Planning Your LSAT Practice Test-Taking Tactics - dummies

Planning Your LSAT Practice Test-Taking Tactics

By Lisa Zimmer Hatch, Scott A. Hatch, Amy Hackney Blackwell

After you’ve learned the tools for tackling the three multiple-choice question types on the LSAT, you can solidify them by taking practice questions. If you’d like to work on one question type in particular — logic games, for example — work through an entire section of practice questions without worrying about the timing. Then take on another full section or two of logic game questions under timed conditions to get a feel for how speedy you need to be.

When you feel that you have a handle on the three general question types, use one or two practice tests to simulate a full-length exam. Set aside about three hours and take the sections one right after another under timed conditions with one short break. As you practice, keep these tips in mind:

  • Answer every question. The LSAT test-makers don’t penalize you for guessing, so you’d be crazy not to make sure every number on the answer sheet has a bubble filled in, even if you don’t bother to read the question that goes with it.

  • Budget your time. You get 35 minutes for each multiple-choice section. Decide how to spend it. Allotting each question exactly 1.3 minutes may not be the most effective approach, but be careful not to get so caught up in the first analytical reasoning problem that you have only 5 minutes to work the last three.
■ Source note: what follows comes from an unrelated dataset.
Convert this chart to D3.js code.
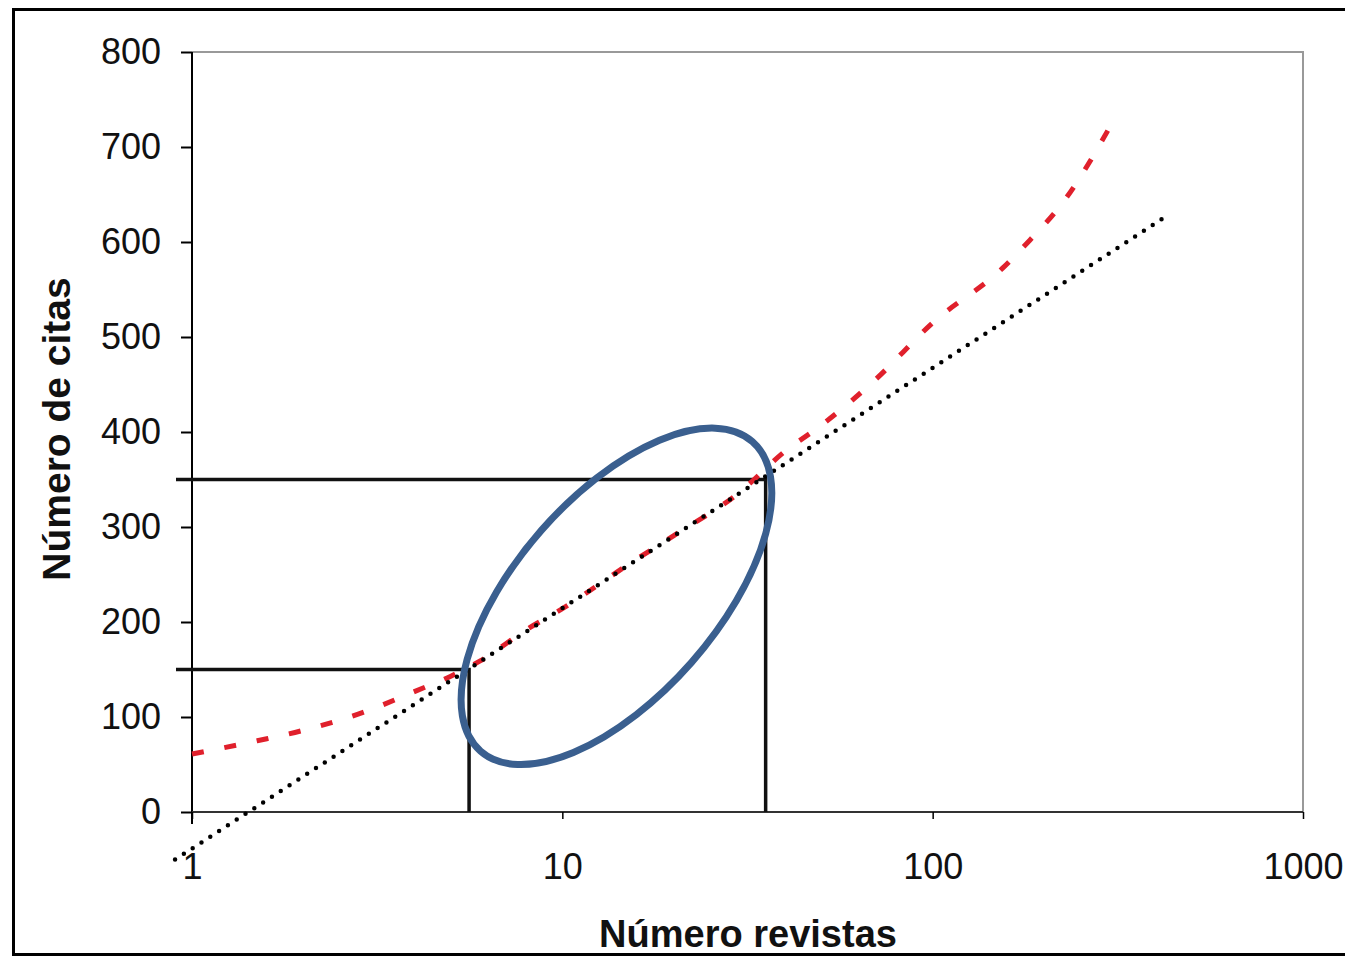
<!DOCTYPE html>
<html>
<head>
<meta charset="utf-8">
<script src="https://cdn.jsdelivr.net/npm/d3@7"></script>
<style>
  body { margin: 0; background: #fff; }
  svg { display: block; font-family: "Liberation Sans", Arial, sans-serif; }
</style>
</head>
<body>
<script>
// data
var xTicks = [1, 10, 100, 1000];
var yTicks = [0, 100, 200, 300, 400, 500, 600, 700, 800];

// red dashed curve (observed citations)
var citasX = [1, 1.5, 2, 3, 4, 5, 6, 8, 10, 15, 20, 30, 40, 50, 70, 100, 155, 176, 229, 312];
var citasY = [61, 75, 86, 107, 127, 143, 159, 192, 214, 260, 291, 336, 380, 407, 455, 515, 573, 595, 646, 732];

// dotted logarithmic trend: y = a + b*log10(x)
var trendX = [0.9, 418];
var trendA = -38.5, trendB = 253;

// reference lines (x value, y value)
var refX = [5.6, 35.4];
var refY = [150, 350];

// annotation ellipse centre in data units
var ellipseCentre = [14, 227];

function init_svg() {
    var width = 1345;
    var height = 958;
    var svg = d3.select("body")
        .append("svg")
        .attr("width", width)
        .attr("height", height);

    var left = 192, right = 1303, top = 52, bottom = 812;

    var x = d3.scaleLog().domain([1, 1000]).range([left, right]);
    var y = d3.scaleLinear().domain([0, 800]).range([bottom, top]);

    // outer frame
    svg.append("rect")
        .attr("x", 13.5).attr("y", 9.5)
        .attr("width", 1345).attr("height", 945)
        .attr("fill", "none")
        .attr("stroke", "#000")
        .attr("stroke-width", 3);

    // plot border (top/right grey)
    svg.append("path")
        .attr("d", "M" + left + "," + top + "H" + right + "V" + bottom)
        .attr("fill", "none")
        .attr("stroke", "#999")
        .attr("stroke-width", 2);

    // y axis
    var yAxis = svg.append("g")
        .attr("transform", "translate(" + left + ",0)")
        .call(d3.axisLeft(y).tickValues(yTicks).tickSize(11).tickPadding(20));
    yAxis.select(".domain").attr("stroke-width", 2).attr("d", "M0," + top + "V" + (bottom + 12));
    yAxis.selectAll(".tick line").attr("stroke-width", 2);
    yAxis.selectAll("text").attr("font-size", 36).attr("fill", "#111");

    // x axis
    var xAxis = svg.append("g")
        .attr("transform", "translate(0," + bottom + ")")
        .call(d3.axisBottom(x).tickValues(xTicks).tickFormat(d3.format("d")).tickSize(7).tickPadding(34));
    xAxis.select(".domain").attr("stroke-width", 2).attr("stroke", "#333").attr("d", "M" + left + ",0H" + right);
    xAxis.selectAll(".tick line").attr("stroke-width", 1.5);
    xAxis.selectAll("text").attr("font-size", 36).attr("fill", "#111");

    // axis titles
    svg.append("text")
        .attr("transform", "translate(70," + 429 + ") rotate(-90)")
        .attr("text-anchor", "middle")
        .attr("font-size", 39)
        .attr("font-weight", "bold")
        .attr("fill", "#111")
        .text("Número de citas");

    svg.append("text")
        .attr("x", 748).attr("y", 947)
        .attr("text-anchor", "middle")
        .attr("font-size", 38)
        .attr("font-weight", "bold")
        .attr("fill", "#111")
        .text("Número revistas");

    // reference lines
    refX.forEach(function (rx, i) {
        svg.append("path")
            .attr("d", "M" + (left - 16) + "," + y(refY[i]) + "H" + x(rx) + "V" + bottom)
            .attr("fill", "none")
            .attr("stroke", "#111")
            .attr("stroke-width", 3.5);
    });

    // red dashed curve
    var line = d3.line()
        .x(function (d) { return x(d[0]); })
        .y(function (d) { return y(d[1]); })
        .curve(d3.curveMonotoneX);
    svg.append("path")
        .datum(d3.zip(citasX, citasY))
        .attr("d", line)
        .attr("fill", "none")
        .attr("stroke", "#e0202c")
        .attr("stroke-width", 5)
        .attr("stroke-dasharray", "12,21");

    // dotted trend line
    var trend = trendX.map(function (t) { return [t, trendA + trendB * Math.log10(t)]; });
    svg.append("path")
        .datum(trend)
        .attr("d", d3.line().x(function (d) { return x(d[0]); }).y(function (d) { return y(d[1]); }))
        .attr("fill", "none")
        .attr("stroke", "#000")
        .attr("stroke-width", 4.5)
        .attr("stroke-linecap", "round")
        .attr("stroke-dasharray", "0,10.5");

    // ellipse annotation
    svg.append("ellipse")
        .attr("transform", "translate(" + x(ellipseCentre[0]) + "," + y(ellipseCentre[1]) + ") rotate(-48.7)")
        .attr("rx", 206)
        .attr("ry", 100)
        .attr("fill", "none")
        .attr("stroke", "#3a5f8f")
        .attr("stroke-width", 7);
}

init_svg();
</script>
</body>
</html>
  • If you get stuck on a question, forget about it. Move on to another question. (But be sure to circle the question in case you have time to come back to it.)
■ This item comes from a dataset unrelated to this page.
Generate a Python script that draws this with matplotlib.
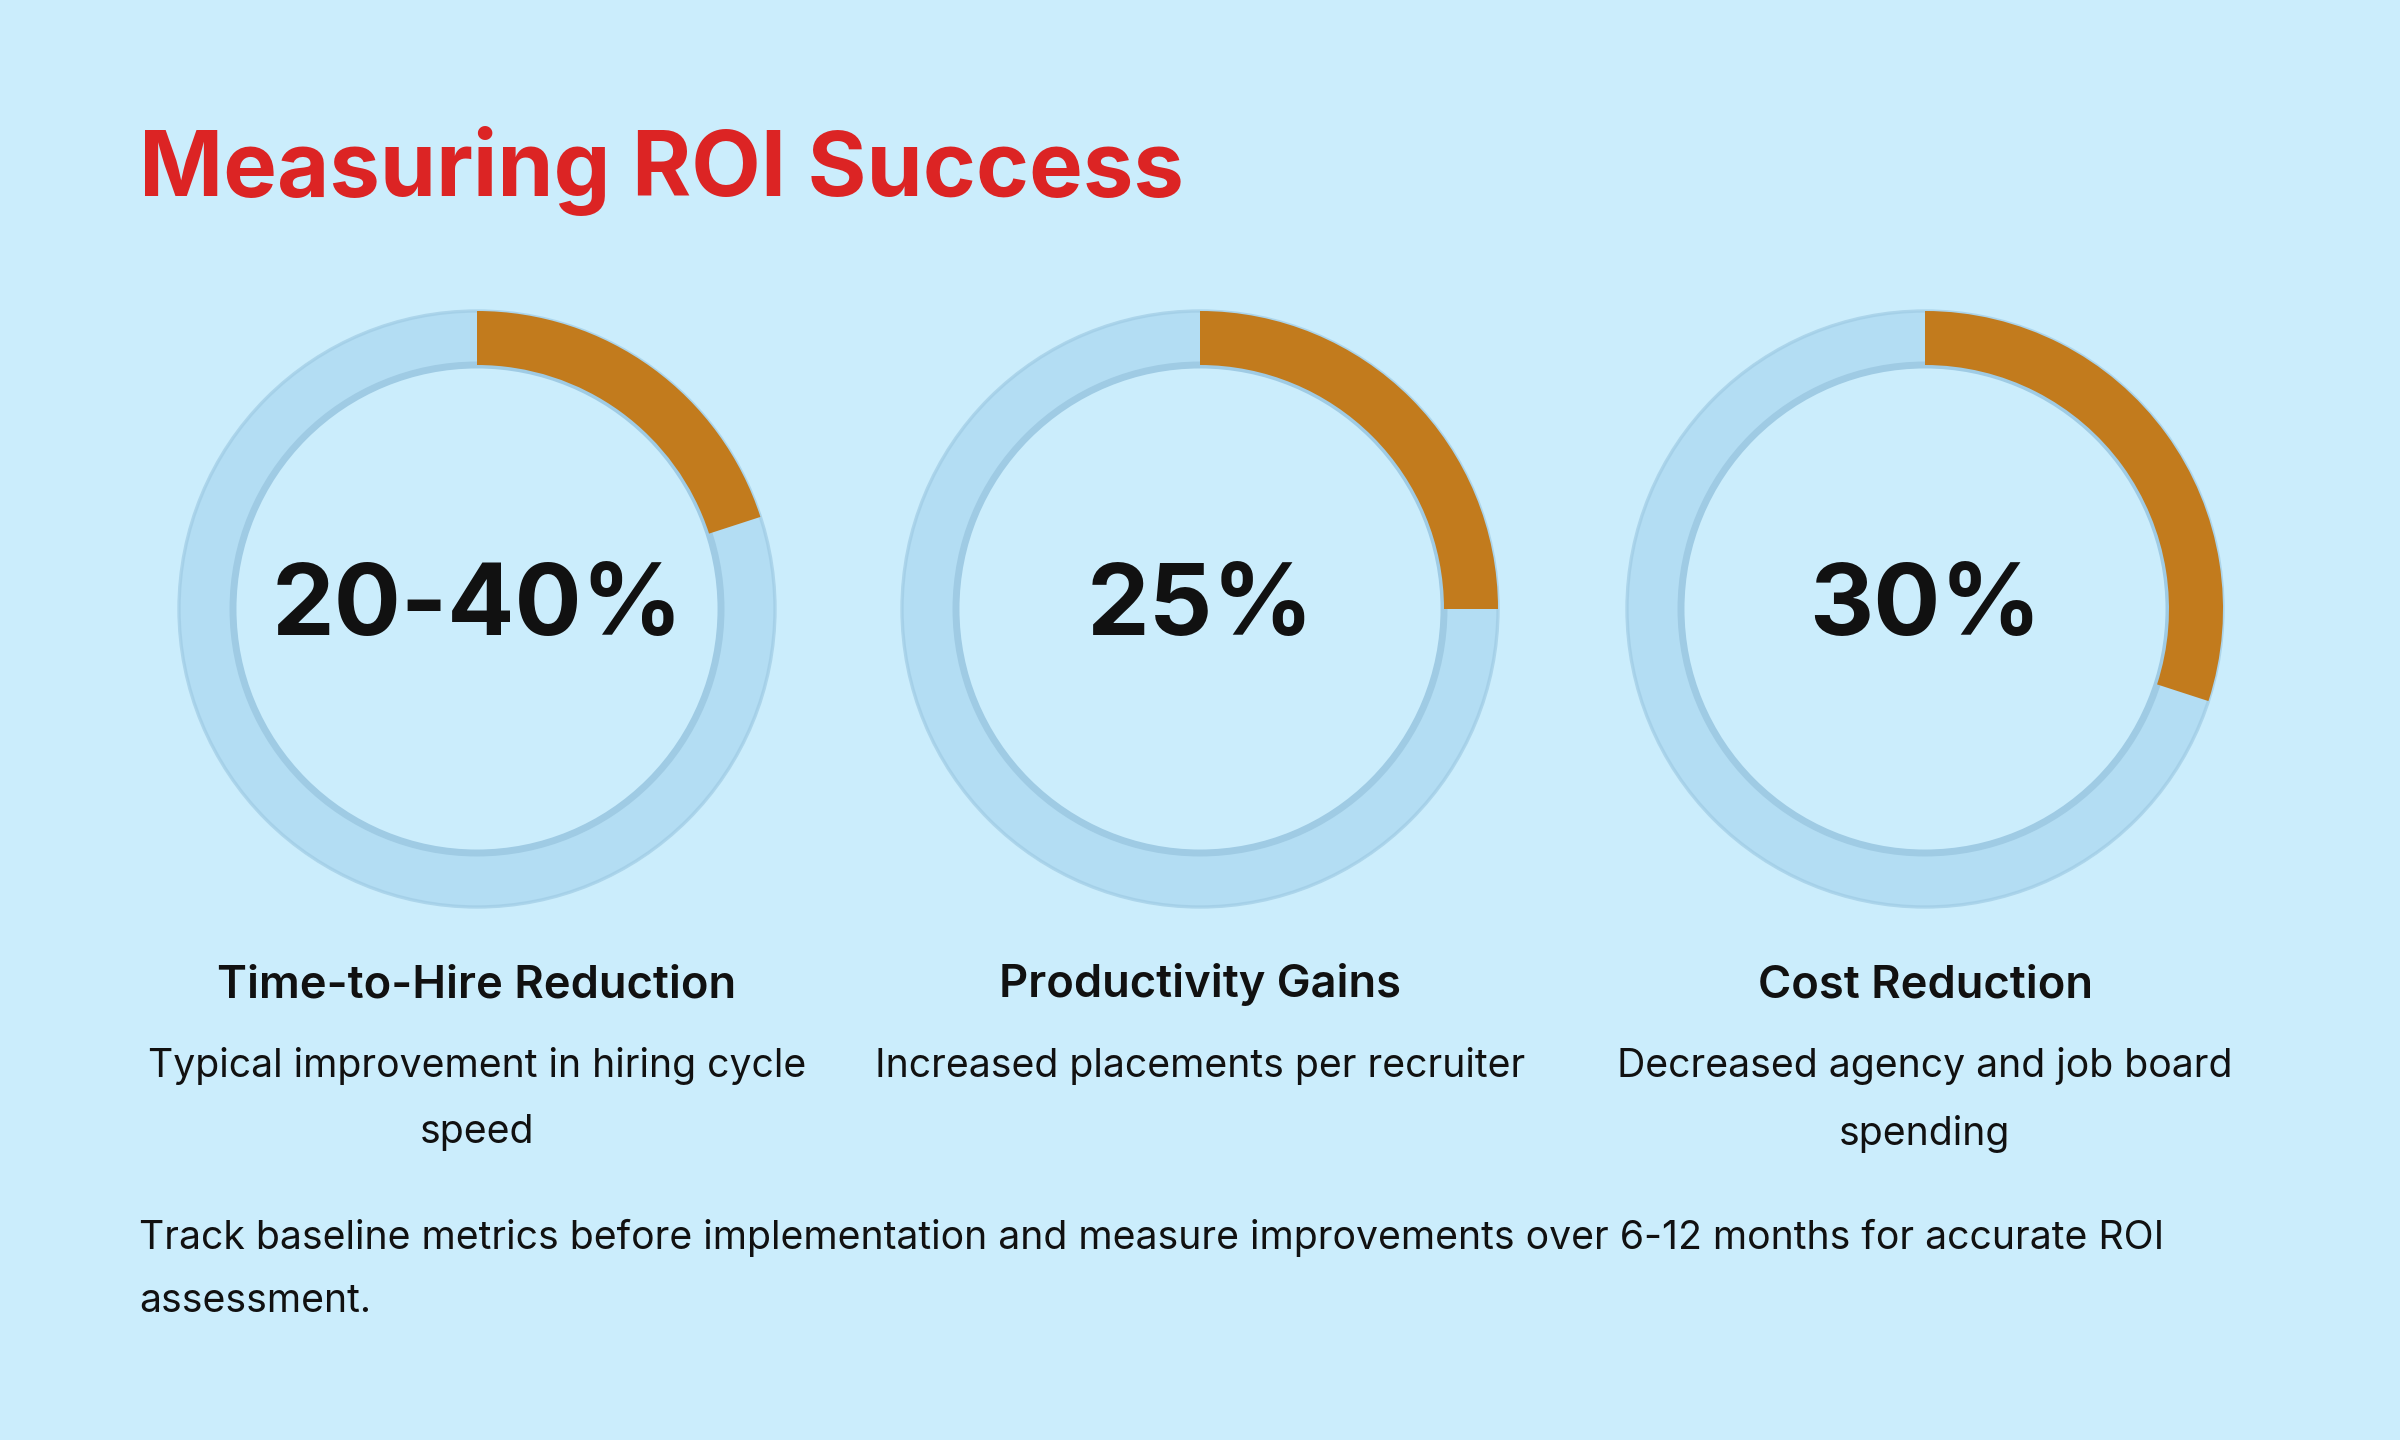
import matplotlib
matplotlib.use("Agg")
import matplotlib.pyplot as plt
from matplotlib.patches import Wedge, Circle

# data
values = [20, 25, 30]            # share of ring filled (percent)
big_labels = ["20-40%", "25%", "30%"]
titles = ["Time-to-Hire Reduction", "Productivity Gains", "Cost Reduction"]
descs = ["Typical improvement in hiring cycle\nspeed",
         "Increased placements per recruiter",
         "Decreased agency and job board\nspending"]
footer = ("Track baseline metrics before implementation and measure improvements over 6-12 months for accurate ROI\n"
          "assessment.")

PALETTE = {
    "bg":     "#cbedfc",
    "track":  "#b3ddf3",
    "edge":   "#9fcbe4",
    "fill":   "#c27b1d",
    "title":  "#dc2424",
    "text":   "#111111",
}

plt.rcParams["font.family"] = ["Inter", "DejaVu Sans"]

W, H = 2400, 1440
fig = plt.figure(figsize=(12, 7.2), dpi=200)
fig.patch.set_facecolor(PALETTE["bg"])
ax = fig.add_axes([0, 0, 1, 1])
ax.set_xlim(0, W)
ax.set_ylim(H, 0)
ax.set_aspect("equal")
ax.axis("off")
ax.set_facecolor(PALETTE["bg"])

ax.text(139, 196, "Measuring ROI Success", fontsize=32.5, fontweight="bold",
        color=PALETTE["title"], ha="left", va="baseline")

centers = [477, 1200, 1925]
cy = 609
r_out, width = 298, 54

for cx, v, big, t, d in zip(centers, values, big_labels, titles, descs):
    # track ring (y axis is inverted, so angles run clockwise on screen)
    ax.add_patch(Wedge((cx, cy), r_out, 0, 360, width=width,
                       facecolor=PALETTE["track"], edgecolor="none"))
    ax.add_patch(Circle((cx, cy), r_out, fill=False,
                        edgecolor=PALETTE["edge"], linewidth=1.2, alpha=0.7))
    ax.add_patch(Circle((cx, cy), r_out - width, fill=False,
                        edgecolor=PALETTE["edge"], linewidth=2.5))
    # progress arc starting at 12 o'clock going clockwise
    ax.add_patch(Wedge((cx, cy), r_out, -90, -90 + 360 * v / 100, width=width,
                       facecolor=PALETTE["fill"], edgecolor="none"))

    ax.text(cx, cy, big, fontsize=35.8, fontweight="bold", color=PALETTE["text"],
            ha="center", va="center")
    ax.text(cx, 985, t, fontsize=16.3, fontweight="semibold", color=PALETTE["text"],
            ha="center", va="center")
    ax.text(cx, 1047, d, fontsize=14.1, color=PALETTE["text"],
            ha="center", va="top", linespacing=2.0)

ax.text(139, 1219, footer, fontsize=14.1, color=PALETTE["text"],
        ha="left", va="top", linespacing=1.9)

fig.savefig("out.png", dpi=200, facecolor=fig.get_facecolor())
  • Stay on target. You may get bored, and your mind may want to wander somewhere more pleasant, but don’t let it. Use visual cues to help yourself stay focused — point to questions with your pencil or finger.
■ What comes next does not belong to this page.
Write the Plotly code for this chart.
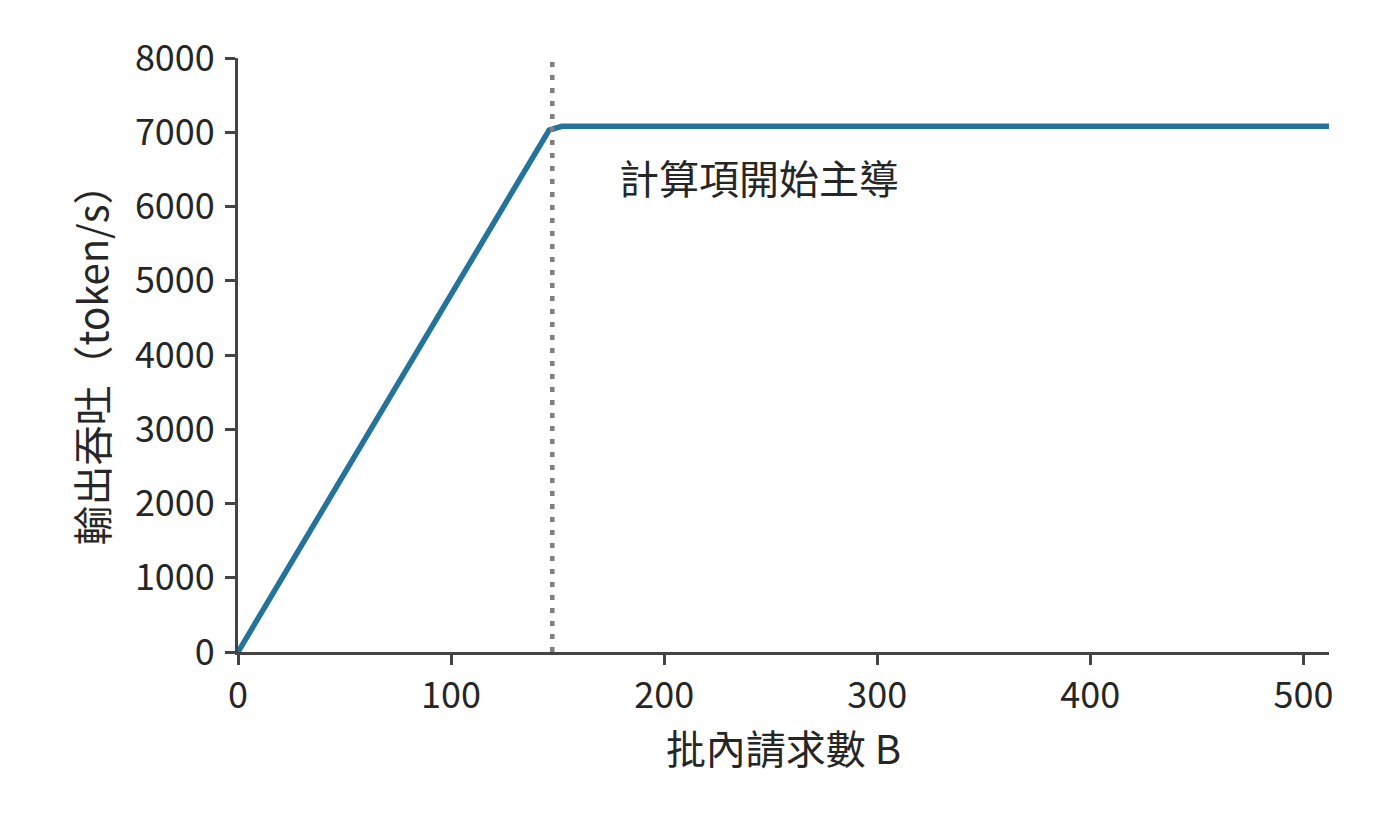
"""Roofline-style throughput vs batch size chart."""

import plotly.graph_objects as go

FONT = "Noto Sans CJK TC, Noto Sans, sans-serif"
TEXT_COLOR = "#262626"
AXIS_COLOR = "#444444"

batch_size = [0, 146, 152, 512]
throughput = [0, 7030, 7080, 7080]
ridge_b = 147.5
ridge_top = 7950

annotation_text = "計算項開始主導"
annotation_x = 178
annotation_y = 6400

x_ticks = [0, 100, 200, 300, 400, 500]
y_ticks = [0, 1000, 2000, 3000, 4000, 5000, 6000, 7000, 8000]

figure = go.Figure()
figure.add_trace(
    go.Scatter(
        x=batch_size,
        y=throughput,
        mode="lines",
        line=dict(color="#23739A", width=5.5),
        showlegend=False,
        hoverinfo="skip",
    )
)
figure.add_trace(
    go.Scatter(
        x=[ridge_b, ridge_b],
        y=[0, ridge_top],
        mode="lines",
        line=dict(color="#7f7f7f", width=4.5, dash="5px,8px"),
        showlegend=False,
        hoverinfo="skip",
    )
)
figure.add_annotation(
    x=annotation_x,
    y=annotation_y,
    text=annotation_text,
    showarrow=False,
    xanchor="left",
    yanchor="middle",
    font=dict(family=FONT, size=40, color=TEXT_COLOR),
)

axis_common = dict(
    showgrid=False,
    zeroline=False,
    showline=True,
    linecolor=AXIS_COLOR,
    linewidth=3,
    ticks="outside",
    ticklen=10,
    tickwidth=3,
    tickcolor=AXIS_COLOR,
    tickfont=dict(family=FONT, size=36, color=TEXT_COLOR),
)

figure.update_layout(
    width=1400,
    height=816,
    paper_bgcolor="white",
    plot_bgcolor="white",
    margin=dict(l=230, r=79, t=50, b=172),
    font=dict(family=FONT, color=TEXT_COLOR),
    xaxis=dict(
        range=[0, 512],
        tickvals=x_ticks,
        title=dict(text="批內請求數 B", font=dict(family=FONT, size=40, color=TEXT_COLOR), standoff=12),
        **axis_common,
    ),
    yaxis=dict(
        range=[0, 8000],
        tickvals=y_ticks,
        ticklabelstandoff=3,
        title=dict(text="輸出吞吐（token/s）", font=dict(family=FONT, size=40, color=TEXT_COLOR), standoff=14),
        **axis_common,
    ),
)

figure.write_html("out.html")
  • Take an occasional break. When you finish a chunk of test — an analytical reasoning problem or a full page of logical reasoning questions — take a break. Close your eyes, twist your neck, loosen those tight muscles in your shoulders, breathe, and let your eyes focus on a distant object. Don’t take more than 30 seconds or a minute, but do take the break. It helps you more than fretting about how little time you have left.

  • Move around within each section. No one says you have to answer the questions in order. Feel free to start with the reading passage or logic game set that most appeals to you. Working the easier questions first puts you in the right frame of mind for answering the remaining questions. Some test-takers read questions in two passes. On the first pass they answer all the questions that take them less than 30 seconds to answer. On the second pass they tackle the more challenging offerings. Applying this strategy assures you that you’ll at least have a chance at every question in a section before the proctor calls time.